The works of Vajiko Chachkhiani are characterized by their intelligent conception and an often quiet, substantive, and aesthetic poetry – and occasionally also melancholy. On the finely balanced interface between the reality of the outside world and the inner human psyche, they delve into existential questions of life, human perception, and the culture of remembrance.

Often only at a second, more intense glance does the viewer participate in the thoughts and research of the Georgian artist. Allegories of everyday life are ostensibly retold with familiar images, only to be subtly broken by unexpected artistic interventions. His individual works – films, sculptures, performances, photographs, and large-scale installations – are characterized in their overall compositions by a dense narration that suggests various tracks and interweaves everything in dramaturgical density.
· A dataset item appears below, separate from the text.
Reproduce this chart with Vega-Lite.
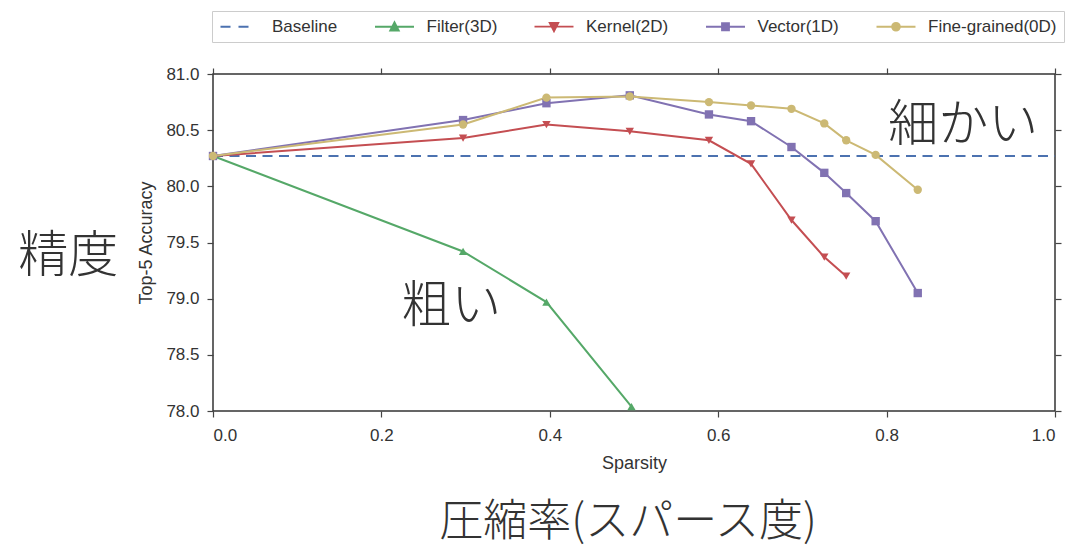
{
  "$schema": "https://vega.github.io/schema/vega-lite/v6.json",
  "width": 842,
  "height": 337,
  "autosize": {"type": "none"},
  "padding": {"left": 213, "top": 74, "right": 14, "bottom": 134},
  "background": "white",
  "config": {
    "view": {"stroke": "#333333", "strokeWidth": 1.5},
    "font": "Liberation Sans",
    "axis": {
      "grid": false,
      "domain": false,
      "tickColor": "#444444",
      "tickWidth": 1.2,
      "tickSize": 6,
      "labelFont": "Liberation Sans",
      "labelFontSize": 17,
      "labelColor": "#333333",
      "titleFont": "Liberation Sans",
      "titleFontSize": 18,
      "titleFontWeight": "normal",
      "titleColor": "#333333"
    }
  },
  "datasets": {
    "series": [
      {"series": "Baseline", "sparsity": 0.0, "accuracy": 80.27},
      {"series": "Baseline", "sparsity": 1.0, "accuracy": 80.27},
      {"series": "Filter(3D)", "sparsity": 0.0, "accuracy": 80.27},
      {"series": "Filter(3D)", "sparsity": 0.297, "accuracy": 79.42},
      {"series": "Filter(3D)", "sparsity": 0.396, "accuracy": 78.97},
      {"series": "Filter(3D)", "sparsity": 0.497, "accuracy": 78.04},
      {"series": "Kernel(2D)", "sparsity": 0.0, "accuracy": 80.27},
      {"series": "Kernel(2D)", "sparsity": 0.297, "accuracy": 80.43},
      {"series": "Kernel(2D)", "sparsity": 0.396, "accuracy": 80.55},
      {"series": "Kernel(2D)", "sparsity": 0.495, "accuracy": 80.49},
      {"series": "Kernel(2D)", "sparsity": 0.589, "accuracy": 80.41},
      {"series": "Kernel(2D)", "sparsity": 0.639, "accuracy": 80.2},
      {"series": "Kernel(2D)", "sparsity": 0.687, "accuracy": 79.7},
      {"series": "Kernel(2D)", "sparsity": 0.726, "accuracy": 79.37},
      {"series": "Kernel(2D)", "sparsity": 0.752, "accuracy": 79.2},
      {"series": "Vector(1D)", "sparsity": 0.0, "accuracy": 80.27},
      {"series": "Vector(1D)", "sparsity": 0.297, "accuracy": 80.59},
      {"series": "Vector(1D)", "sparsity": 0.396, "accuracy": 80.74},
      {"series": "Vector(1D)", "sparsity": 0.495, "accuracy": 80.81},
      {"series": "Vector(1D)", "sparsity": 0.589, "accuracy": 80.64},
      {"series": "Vector(1D)", "sparsity": 0.639, "accuracy": 80.58},
      {"series": "Vector(1D)", "sparsity": 0.687, "accuracy": 80.35},
      {"series": "Vector(1D)", "sparsity": 0.726, "accuracy": 80.12},
      {"series": "Vector(1D)", "sparsity": 0.752, "accuracy": 79.94},
      {"series": "Vector(1D)", "sparsity": 0.787, "accuracy": 79.69},
      {"series": "Vector(1D)", "sparsity": 0.837, "accuracy": 79.05},
      {"series": "Fine-grained(0D)", "sparsity": 0.0, "accuracy": 80.27},
      {"series": "Fine-grained(0D)", "sparsity": 0.297, "accuracy": 80.55},
      {"series": "Fine-grained(0D)", "sparsity": 0.396, "accuracy": 80.79},
      {"series": "Fine-grained(0D)", "sparsity": 0.495, "accuracy": 80.8},
      {"series": "Fine-grained(0D)", "sparsity": 0.589, "accuracy": 80.75},
      {"series": "Fine-grained(0D)", "sparsity": 0.639, "accuracy": 80.72},
      {"series": "Fine-grained(0D)", "sparsity": 0.687, "accuracy": 80.69},
      {"series": "Fine-grained(0D)", "sparsity": 0.726, "accuracy": 80.56},
      {"series": "Fine-grained(0D)", "sparsity": 0.752, "accuracy": 80.41},
      {"series": "Fine-grained(0D)", "sparsity": 0.787, "accuracy": 80.28},
      {"series": "Fine-grained(0D)", "sparsity": 0.837, "accuracy": 79.97}
    ],
    "notes": [
      {"label": "精度", "sparsity": -0.172, "accuracy": 79.37},
      {"label": "粗い", "sparsity": 0.283, "accuracy": 78.93},
      {"label": "細かい", "sparsity": 0.891, "accuracy": 80.535}
    ],
    "caption": [
      {"label": "圧縮率(スパース度)", "sparsity": 0.493, "accuracy": 77.005}
    ]
  },
  "layer": [
    {
      "data": {"name": "series"},
      "transform": [{"filter": "datum.series === 'Baseline'"}],
      "mark": {"type": "line", "strokeDash": [10, 6.5], "strokeWidth": 2},
      "encoding": {
        "x": {
          "field": "sparsity", "type": "quantitative",
          "scale": {"domain": [0, 1], "nice": false, "zero": false},
          "axis": {"orient": "bottom", "title": "Sparsity", "values": [0, 0.2, 0.4, 0.6, 0.8, 1.0], "format": ".1f", "labelPadding": 10, "titlePadding": 11}
        },
        "y": {
          "field": "accuracy", "type": "quantitative",
          "scale": {"domain": [78, 81], "nice": false, "zero": false},
          "axis": {"orient": "left", "title": "Top-5 Accuracy", "values": [78, 78.5, 79, 79.5, 80, 80.5, 81], "format": ".1f", "labelPadding": 8, "titlePadding": 10}
        },
        "color": {
          "field": "series", "type": "nominal",
          "scale": {
            "domain": ["Baseline", "Filter(3D)", "Kernel(2D)", "Vector(1D)", "Fine-grained(0D)"],
            "range": ["#4C72B0", "#55A868", "#C44E52", "#8172B2", "#CCB974"]
          },
          "legend": {
            "orient": "none",
            "legendX": -1,
            "legendY": -63,
            "direction": "horizontal",
            "title": null,
            "labelFont": "Liberation Sans",
            "labelFontSize": 17,
            "labelColor": "#333333",
            "strokeColor": "#cccccc",
            "fillColor": "white",
            "padding": 7,
            "columnPadding": 32.5,
            "labelOffset": 36,
            "symbolSize": 196,
            "symbolStrokeWidth": 1.8,
            "encode": {
              "symbols": {
                "update": {
                  "shape": {"signal": "datum.value === 'Baseline' ? 'M-1,0H0.43M1.57,0H3' : datum.value === 'Filter(3D)' ? 'M-1,0H4.57M1.17,0.55L2.4,0.55L1.785,-0.65Z' : datum.value === 'Kernel(2D)' ? 'M-1,0H4.57M1.17,-0.55L2.4,-0.55L1.785,0.65Z' : datum.value === 'Vector(1D)' ? 'M-1,0H4.57M1.285,-0.5H2.285V0.5H1.285Z' : 'M-1,0H4.57M1.225,0A0.56,0.56,0,1,0,2.345,0A0.56,0.56,0,1,0,1.225,0Z'"},
                  "fill": {"signal": "scale('color', datum.value)"},
                  "stroke": {"signal": "scale('color', datum.value)"},
                  "strokeWidth": {"value": 1.8},
                  "opacity": {"value": 1}
                }
              }
            }
          }
        }
      }
    },
    {
      "data": {"name": "series"},
      "transform": [{"filter": "datum.series !== 'Baseline'"}],
      "mark": {"type": "line", "strokeWidth": 2},
      "encoding": {
        "x": {"field": "sparsity", "type": "quantitative", "axis": {"orient": "top", "labels": false, "title": null, "values": [0, 0.2, 0.4, 0.6, 0.8, 1.0]}},
        "y": {"field": "accuracy", "type": "quantitative", "axis": {"orient": "right", "labels": false, "title": null, "values": [78, 78.5, 79, 79.5, 80, 80.5, 81]}},
        "color": {"field": "series", "type": "nominal"}
      }
    },
    {
      "data": {"name": "series"},
      "transform": [{"filter": "datum.series !== 'Baseline'"}],
      "mark": {"type": "point", "filled": true, "size": 70, "opacity": 1},
      "encoding": {
        "x": {"field": "sparsity", "type": "quantitative", "axis": null},
        "y": {"field": "accuracy", "type": "quantitative", "axis": null},
        "color": {"field": "series", "type": "nominal"},
        "shape": {
          "field": "series", "type": "nominal",
          "scale": {"domain": ["Filter(3D)", "Kernel(2D)", "Vector(1D)", "Fine-grained(0D)"], "range": ["triangle-up", "triangle-down", "square", "circle"]},
          "legend": null
        }
      }
    },
    {
      "data": {"name": "notes"},
      "mark": {"type": "text", "font": "Noto Sans CJK JP", "fontSize": 50, "fontWeight": 300, "color": "#333333", "align": "center", "baseline": "middle"},
      "encoding": {
        "x": {"field": "sparsity", "type": "quantitative", "axis": null},
        "y": {"field": "accuracy", "type": "quantitative", "axis": null},
        "text": {"field": "label"}
      }
    },
    {
      "data": {"name": "caption"},
      "mark": {"type": "text", "font": "Noto Sans CJK JP", "fontSize": 44, "fontWeight": 300, "color": "#333333", "align": "center", "baseline": "middle"},
      "encoding": {
        "x": {"field": "sparsity", "type": "quantitative", "axis": null},
        "y": {"field": "accuracy", "type": "quantitative", "axis": null},
        "text": {"field": "label"}
      }
    }
  ],
  "resolve": {"axis": {"x": "independent", "y": "independent"}}
}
The materials of his works emphasize historical references, as well as the bond with his homeland, which occasionally leaves its mark on his oeuvre. Whereas, for example, at first glance, some of his films may appear to be documentary, they elude clear decipherability and, upon closer examination, reveal a subtle, multiple-historical, and suggestive power. For a brief moment, Chachkhiani stops the wheel of time and history and offers the viewer a metaphorical (overall) image, which often focuses on vanishing and changing / transforming and, upon ‘immersion’, reveals multi-layered narrative strands.